» EXERCISE PROMPT
Exactly reproduce the lines that run from the one containing "Recreate this image" through the one containing "DRAW_ORDER = [1, 0, 2]", ends included, with no pictures.

» DATA SHOWN
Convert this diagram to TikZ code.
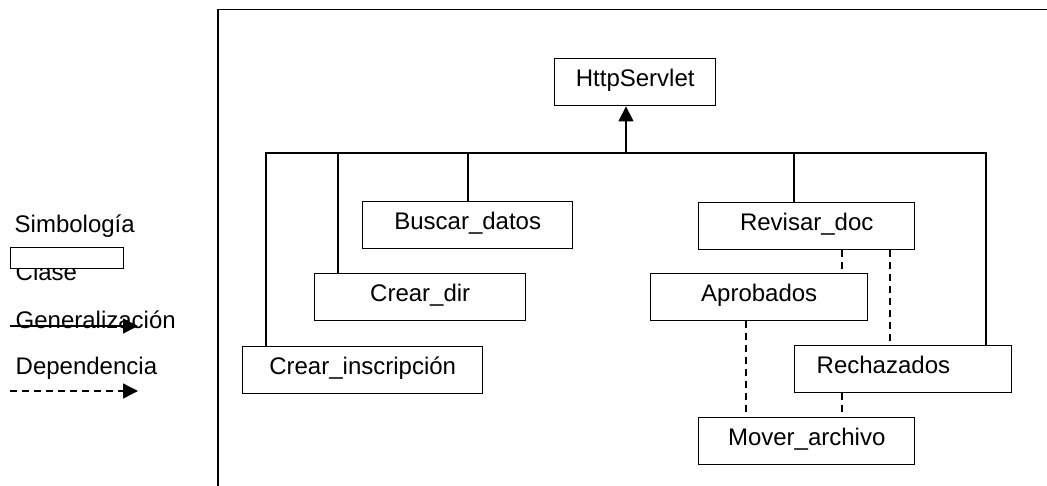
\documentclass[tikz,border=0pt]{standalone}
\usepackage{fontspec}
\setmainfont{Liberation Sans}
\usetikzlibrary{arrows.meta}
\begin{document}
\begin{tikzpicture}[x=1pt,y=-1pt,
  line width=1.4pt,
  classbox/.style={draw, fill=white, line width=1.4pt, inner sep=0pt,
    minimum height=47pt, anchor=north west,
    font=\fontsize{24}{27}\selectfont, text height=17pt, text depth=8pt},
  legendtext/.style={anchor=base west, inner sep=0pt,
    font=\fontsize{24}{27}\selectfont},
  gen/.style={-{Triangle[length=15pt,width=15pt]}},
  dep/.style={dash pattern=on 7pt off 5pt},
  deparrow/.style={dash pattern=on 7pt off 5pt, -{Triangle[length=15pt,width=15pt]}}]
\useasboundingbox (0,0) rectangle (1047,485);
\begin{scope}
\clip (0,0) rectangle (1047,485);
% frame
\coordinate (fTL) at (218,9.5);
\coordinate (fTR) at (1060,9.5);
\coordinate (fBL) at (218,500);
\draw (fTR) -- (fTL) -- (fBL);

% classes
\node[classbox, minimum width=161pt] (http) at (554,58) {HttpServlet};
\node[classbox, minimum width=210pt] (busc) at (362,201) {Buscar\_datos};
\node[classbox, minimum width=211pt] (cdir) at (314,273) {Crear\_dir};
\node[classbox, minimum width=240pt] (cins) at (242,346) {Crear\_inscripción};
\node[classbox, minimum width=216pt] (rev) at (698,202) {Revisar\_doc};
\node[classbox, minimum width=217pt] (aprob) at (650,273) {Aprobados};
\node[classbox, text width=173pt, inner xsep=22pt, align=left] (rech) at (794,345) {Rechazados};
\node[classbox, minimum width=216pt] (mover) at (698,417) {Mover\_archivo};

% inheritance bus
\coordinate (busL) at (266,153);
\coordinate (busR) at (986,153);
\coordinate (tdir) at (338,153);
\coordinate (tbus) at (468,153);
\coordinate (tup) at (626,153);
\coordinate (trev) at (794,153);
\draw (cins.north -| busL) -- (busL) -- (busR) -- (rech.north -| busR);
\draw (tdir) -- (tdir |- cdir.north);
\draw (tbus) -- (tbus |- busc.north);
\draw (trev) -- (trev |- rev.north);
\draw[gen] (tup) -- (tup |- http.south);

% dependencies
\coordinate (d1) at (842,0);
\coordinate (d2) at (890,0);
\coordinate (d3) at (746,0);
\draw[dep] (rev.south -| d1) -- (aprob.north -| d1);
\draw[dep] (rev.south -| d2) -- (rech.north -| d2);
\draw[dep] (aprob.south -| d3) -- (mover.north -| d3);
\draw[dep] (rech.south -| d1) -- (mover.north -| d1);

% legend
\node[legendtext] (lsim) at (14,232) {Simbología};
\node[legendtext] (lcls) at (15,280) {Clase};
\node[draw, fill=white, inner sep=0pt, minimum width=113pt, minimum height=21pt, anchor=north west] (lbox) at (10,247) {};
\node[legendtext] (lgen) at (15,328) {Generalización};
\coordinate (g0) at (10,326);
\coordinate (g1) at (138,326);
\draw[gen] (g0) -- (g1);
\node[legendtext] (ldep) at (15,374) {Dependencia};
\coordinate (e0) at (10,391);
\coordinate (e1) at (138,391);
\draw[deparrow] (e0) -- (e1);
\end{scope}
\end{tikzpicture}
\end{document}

---

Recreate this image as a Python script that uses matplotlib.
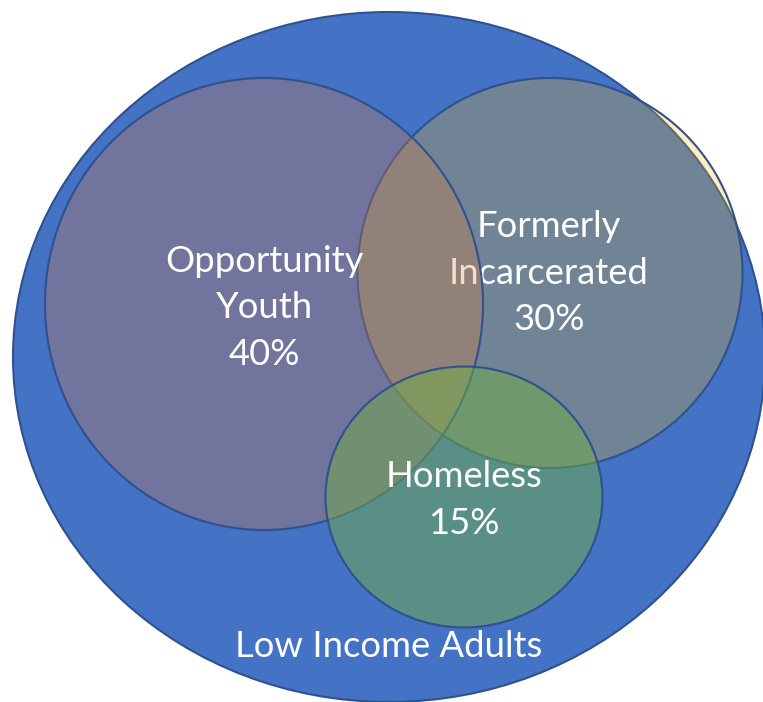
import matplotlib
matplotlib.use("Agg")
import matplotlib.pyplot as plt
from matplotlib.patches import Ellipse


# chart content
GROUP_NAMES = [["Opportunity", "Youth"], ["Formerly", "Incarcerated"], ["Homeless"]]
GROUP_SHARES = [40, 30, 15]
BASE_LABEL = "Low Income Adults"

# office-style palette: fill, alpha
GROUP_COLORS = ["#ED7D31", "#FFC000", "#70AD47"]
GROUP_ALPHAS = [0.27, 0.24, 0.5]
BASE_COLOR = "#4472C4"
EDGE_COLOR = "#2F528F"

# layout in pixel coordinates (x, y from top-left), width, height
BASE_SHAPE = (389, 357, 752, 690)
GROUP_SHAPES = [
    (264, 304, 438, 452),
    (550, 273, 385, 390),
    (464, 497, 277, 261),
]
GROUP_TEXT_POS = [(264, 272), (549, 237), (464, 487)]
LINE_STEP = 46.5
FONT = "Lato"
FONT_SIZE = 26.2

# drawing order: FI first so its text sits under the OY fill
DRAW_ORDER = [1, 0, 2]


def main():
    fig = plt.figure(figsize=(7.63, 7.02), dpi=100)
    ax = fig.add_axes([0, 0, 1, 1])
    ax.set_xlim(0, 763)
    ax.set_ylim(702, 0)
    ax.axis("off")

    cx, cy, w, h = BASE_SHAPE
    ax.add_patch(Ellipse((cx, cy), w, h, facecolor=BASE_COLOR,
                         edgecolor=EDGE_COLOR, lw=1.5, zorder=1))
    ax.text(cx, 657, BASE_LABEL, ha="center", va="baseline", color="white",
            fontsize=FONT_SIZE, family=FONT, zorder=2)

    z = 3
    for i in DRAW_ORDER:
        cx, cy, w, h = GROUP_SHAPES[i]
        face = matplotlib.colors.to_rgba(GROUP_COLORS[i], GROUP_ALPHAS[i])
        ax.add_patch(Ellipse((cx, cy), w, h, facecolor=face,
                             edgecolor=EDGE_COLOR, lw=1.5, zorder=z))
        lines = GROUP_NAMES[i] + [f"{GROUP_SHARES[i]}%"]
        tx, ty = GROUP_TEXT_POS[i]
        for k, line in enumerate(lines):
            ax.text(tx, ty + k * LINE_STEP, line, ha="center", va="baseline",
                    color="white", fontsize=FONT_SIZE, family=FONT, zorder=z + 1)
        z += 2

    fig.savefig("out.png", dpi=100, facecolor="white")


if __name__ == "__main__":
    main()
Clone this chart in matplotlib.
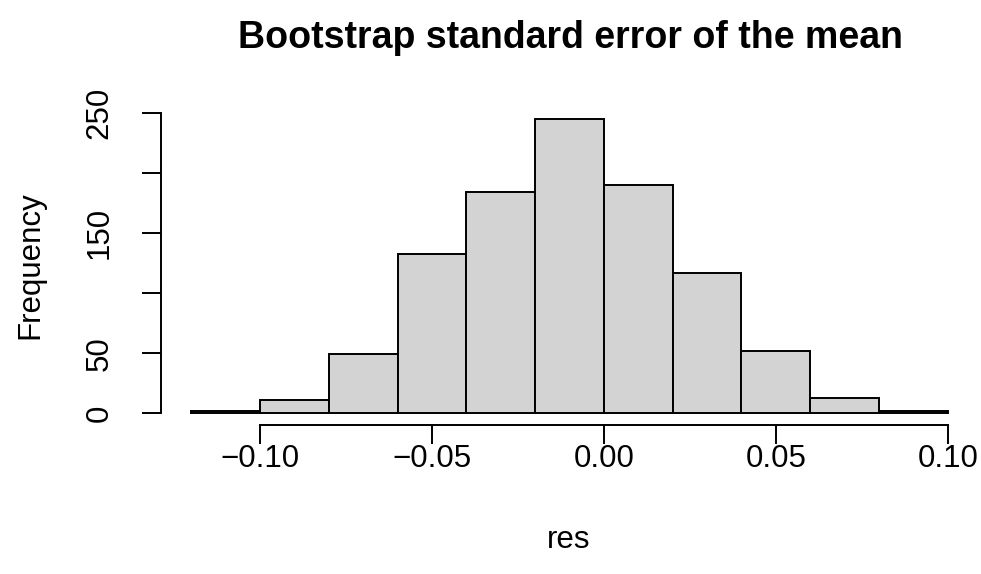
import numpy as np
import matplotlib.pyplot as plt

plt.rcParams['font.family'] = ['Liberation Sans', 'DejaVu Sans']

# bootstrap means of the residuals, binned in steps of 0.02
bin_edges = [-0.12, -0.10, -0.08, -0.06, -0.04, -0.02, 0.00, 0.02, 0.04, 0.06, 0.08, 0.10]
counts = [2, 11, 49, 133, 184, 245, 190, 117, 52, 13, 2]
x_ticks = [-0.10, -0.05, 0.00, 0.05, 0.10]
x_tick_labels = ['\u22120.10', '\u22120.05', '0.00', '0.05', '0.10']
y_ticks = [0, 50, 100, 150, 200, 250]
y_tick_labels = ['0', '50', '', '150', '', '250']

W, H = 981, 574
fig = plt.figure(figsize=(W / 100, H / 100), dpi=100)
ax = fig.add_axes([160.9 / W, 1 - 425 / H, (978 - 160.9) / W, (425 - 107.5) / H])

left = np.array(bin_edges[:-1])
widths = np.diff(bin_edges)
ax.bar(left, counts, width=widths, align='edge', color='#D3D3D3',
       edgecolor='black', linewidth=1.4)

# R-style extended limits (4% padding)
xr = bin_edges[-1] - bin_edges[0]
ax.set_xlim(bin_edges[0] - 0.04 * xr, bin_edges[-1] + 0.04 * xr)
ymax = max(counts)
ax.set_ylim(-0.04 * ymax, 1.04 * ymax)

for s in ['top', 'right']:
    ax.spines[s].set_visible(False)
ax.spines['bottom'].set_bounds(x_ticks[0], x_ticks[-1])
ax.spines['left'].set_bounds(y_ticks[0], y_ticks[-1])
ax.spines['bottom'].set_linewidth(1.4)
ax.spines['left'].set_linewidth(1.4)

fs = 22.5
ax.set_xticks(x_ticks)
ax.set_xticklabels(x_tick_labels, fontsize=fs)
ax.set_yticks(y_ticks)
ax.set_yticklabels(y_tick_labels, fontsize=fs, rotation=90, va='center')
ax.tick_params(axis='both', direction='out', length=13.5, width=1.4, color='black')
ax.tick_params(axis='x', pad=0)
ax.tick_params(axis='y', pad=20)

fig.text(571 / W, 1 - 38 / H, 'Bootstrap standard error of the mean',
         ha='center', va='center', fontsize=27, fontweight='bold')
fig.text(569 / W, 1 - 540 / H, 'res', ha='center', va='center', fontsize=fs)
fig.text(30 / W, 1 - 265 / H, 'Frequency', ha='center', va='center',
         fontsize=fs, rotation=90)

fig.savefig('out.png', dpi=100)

==

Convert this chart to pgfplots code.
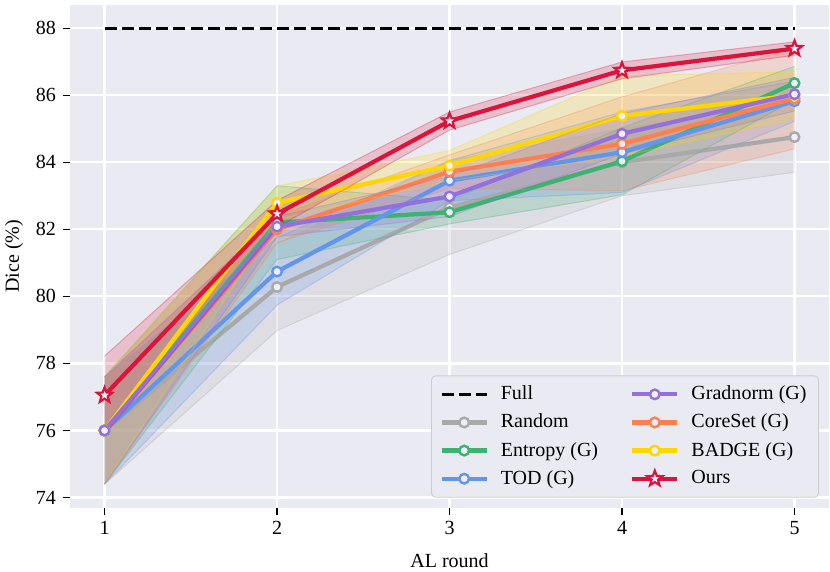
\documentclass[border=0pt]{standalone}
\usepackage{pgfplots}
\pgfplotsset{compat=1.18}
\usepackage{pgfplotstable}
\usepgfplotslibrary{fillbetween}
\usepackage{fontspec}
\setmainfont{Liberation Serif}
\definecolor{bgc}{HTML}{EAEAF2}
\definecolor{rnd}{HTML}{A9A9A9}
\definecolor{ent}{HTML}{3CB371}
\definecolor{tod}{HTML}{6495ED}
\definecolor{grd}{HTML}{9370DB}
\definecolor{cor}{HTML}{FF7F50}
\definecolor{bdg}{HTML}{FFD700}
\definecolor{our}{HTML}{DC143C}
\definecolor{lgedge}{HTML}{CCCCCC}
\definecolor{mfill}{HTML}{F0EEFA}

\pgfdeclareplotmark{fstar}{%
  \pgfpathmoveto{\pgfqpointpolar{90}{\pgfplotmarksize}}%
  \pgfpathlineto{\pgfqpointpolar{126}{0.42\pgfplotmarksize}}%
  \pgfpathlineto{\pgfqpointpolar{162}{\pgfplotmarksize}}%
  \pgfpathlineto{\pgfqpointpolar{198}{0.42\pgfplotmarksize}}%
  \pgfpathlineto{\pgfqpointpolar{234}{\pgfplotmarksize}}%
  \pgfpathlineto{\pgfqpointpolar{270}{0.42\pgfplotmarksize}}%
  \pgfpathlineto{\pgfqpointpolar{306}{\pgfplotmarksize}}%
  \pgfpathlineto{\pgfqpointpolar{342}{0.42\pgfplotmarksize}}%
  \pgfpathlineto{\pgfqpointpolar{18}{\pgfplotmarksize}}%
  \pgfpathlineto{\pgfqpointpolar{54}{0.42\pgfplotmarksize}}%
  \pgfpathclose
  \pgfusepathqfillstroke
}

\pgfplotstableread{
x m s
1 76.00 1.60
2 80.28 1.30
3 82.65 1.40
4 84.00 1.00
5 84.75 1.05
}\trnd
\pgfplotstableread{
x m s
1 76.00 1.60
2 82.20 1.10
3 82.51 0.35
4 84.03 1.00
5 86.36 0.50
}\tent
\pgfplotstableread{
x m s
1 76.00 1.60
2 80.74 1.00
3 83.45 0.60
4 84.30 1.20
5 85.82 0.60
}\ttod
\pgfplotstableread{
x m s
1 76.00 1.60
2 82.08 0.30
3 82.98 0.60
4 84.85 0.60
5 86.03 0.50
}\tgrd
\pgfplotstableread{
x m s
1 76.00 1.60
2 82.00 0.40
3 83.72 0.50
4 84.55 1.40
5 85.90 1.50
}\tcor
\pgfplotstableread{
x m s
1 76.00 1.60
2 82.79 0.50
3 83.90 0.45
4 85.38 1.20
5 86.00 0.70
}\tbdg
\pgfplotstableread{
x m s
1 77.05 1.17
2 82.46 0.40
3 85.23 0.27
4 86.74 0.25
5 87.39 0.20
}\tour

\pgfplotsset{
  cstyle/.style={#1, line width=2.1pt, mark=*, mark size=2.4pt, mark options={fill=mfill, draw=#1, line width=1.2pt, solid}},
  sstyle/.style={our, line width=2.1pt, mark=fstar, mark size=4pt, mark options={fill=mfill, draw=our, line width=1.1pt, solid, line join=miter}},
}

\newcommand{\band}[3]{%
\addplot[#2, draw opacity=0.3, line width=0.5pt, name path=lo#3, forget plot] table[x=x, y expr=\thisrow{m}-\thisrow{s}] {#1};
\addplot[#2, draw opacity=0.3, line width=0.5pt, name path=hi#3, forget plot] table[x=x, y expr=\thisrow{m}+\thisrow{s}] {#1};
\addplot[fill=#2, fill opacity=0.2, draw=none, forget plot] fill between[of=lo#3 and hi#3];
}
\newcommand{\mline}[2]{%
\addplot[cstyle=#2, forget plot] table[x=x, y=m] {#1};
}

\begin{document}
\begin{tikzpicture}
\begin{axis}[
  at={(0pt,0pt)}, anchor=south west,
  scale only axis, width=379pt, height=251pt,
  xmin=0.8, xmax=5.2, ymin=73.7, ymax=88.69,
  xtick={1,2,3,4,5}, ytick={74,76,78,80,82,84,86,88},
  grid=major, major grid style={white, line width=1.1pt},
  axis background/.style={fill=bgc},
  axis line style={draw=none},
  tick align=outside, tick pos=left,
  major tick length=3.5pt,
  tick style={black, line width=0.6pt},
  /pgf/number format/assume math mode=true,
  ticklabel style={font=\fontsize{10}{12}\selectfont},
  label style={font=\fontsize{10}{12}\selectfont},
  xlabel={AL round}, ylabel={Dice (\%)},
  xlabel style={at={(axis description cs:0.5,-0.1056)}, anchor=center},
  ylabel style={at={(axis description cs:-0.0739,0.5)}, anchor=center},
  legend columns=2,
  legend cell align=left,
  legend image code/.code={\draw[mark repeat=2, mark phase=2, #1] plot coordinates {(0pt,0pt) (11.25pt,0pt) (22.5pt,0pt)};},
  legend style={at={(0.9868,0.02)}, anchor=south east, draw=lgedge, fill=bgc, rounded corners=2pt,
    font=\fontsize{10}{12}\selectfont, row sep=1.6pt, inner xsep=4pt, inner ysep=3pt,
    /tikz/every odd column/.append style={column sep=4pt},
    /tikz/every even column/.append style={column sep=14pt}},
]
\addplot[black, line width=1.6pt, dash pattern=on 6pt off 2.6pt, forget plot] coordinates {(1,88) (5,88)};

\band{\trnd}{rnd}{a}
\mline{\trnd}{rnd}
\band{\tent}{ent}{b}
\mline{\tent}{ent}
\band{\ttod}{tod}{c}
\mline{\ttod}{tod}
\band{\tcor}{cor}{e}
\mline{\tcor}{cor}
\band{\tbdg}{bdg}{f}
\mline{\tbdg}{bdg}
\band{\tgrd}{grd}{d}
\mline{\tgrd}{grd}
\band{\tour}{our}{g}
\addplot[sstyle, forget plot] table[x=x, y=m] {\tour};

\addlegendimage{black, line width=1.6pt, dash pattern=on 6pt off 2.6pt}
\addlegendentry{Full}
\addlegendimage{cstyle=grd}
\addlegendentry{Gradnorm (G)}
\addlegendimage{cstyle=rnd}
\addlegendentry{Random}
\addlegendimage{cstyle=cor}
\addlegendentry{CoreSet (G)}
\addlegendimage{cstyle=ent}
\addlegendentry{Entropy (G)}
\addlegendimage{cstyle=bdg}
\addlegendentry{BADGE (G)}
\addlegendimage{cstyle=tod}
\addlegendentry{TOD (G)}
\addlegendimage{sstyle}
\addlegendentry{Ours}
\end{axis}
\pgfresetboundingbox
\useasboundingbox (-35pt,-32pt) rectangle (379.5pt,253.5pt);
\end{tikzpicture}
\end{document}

» RESULT
Recreate this image as a Python script that uses matplotlib.
import matplotlib
matplotlib.use("Agg")
import matplotlib.pyplot as plt
from matplotlib.patches import Ellipse


# chart content
GROUP_NAMES = [["Opportunity", "Youth"], ["Formerly", "Incarcerated"], ["Homeless"]]
GROUP_SHARES = [40, 30, 15]
BASE_LABEL = "Low Income Adults"

# office-style palette: fill, alpha
GROUP_COLORS = ["#ED7D31", "#FFC000", "#70AD47"]
GROUP_ALPHAS = [0.27, 0.24, 0.5]
BASE_COLOR = "#4472C4"
EDGE_COLOR = "#2F528F"

# layout in pixel coordinates (x, y from top-left), width, height
BASE_SHAPE = (389, 357, 752, 690)
GROUP_SHAPES = [
    (264, 304, 438, 452),
    (550, 273, 385, 390),
    (464, 497, 277, 261),
]
GROUP_TEXT_POS = [(264, 272), (549, 237), (464, 487)]
LINE_STEP = 46.5
FONT = "Lato"
FONT_SIZE = 26.2

# drawing order: FI first so its text sits under the OY fill
DRAW_ORDER = [1, 0, 2]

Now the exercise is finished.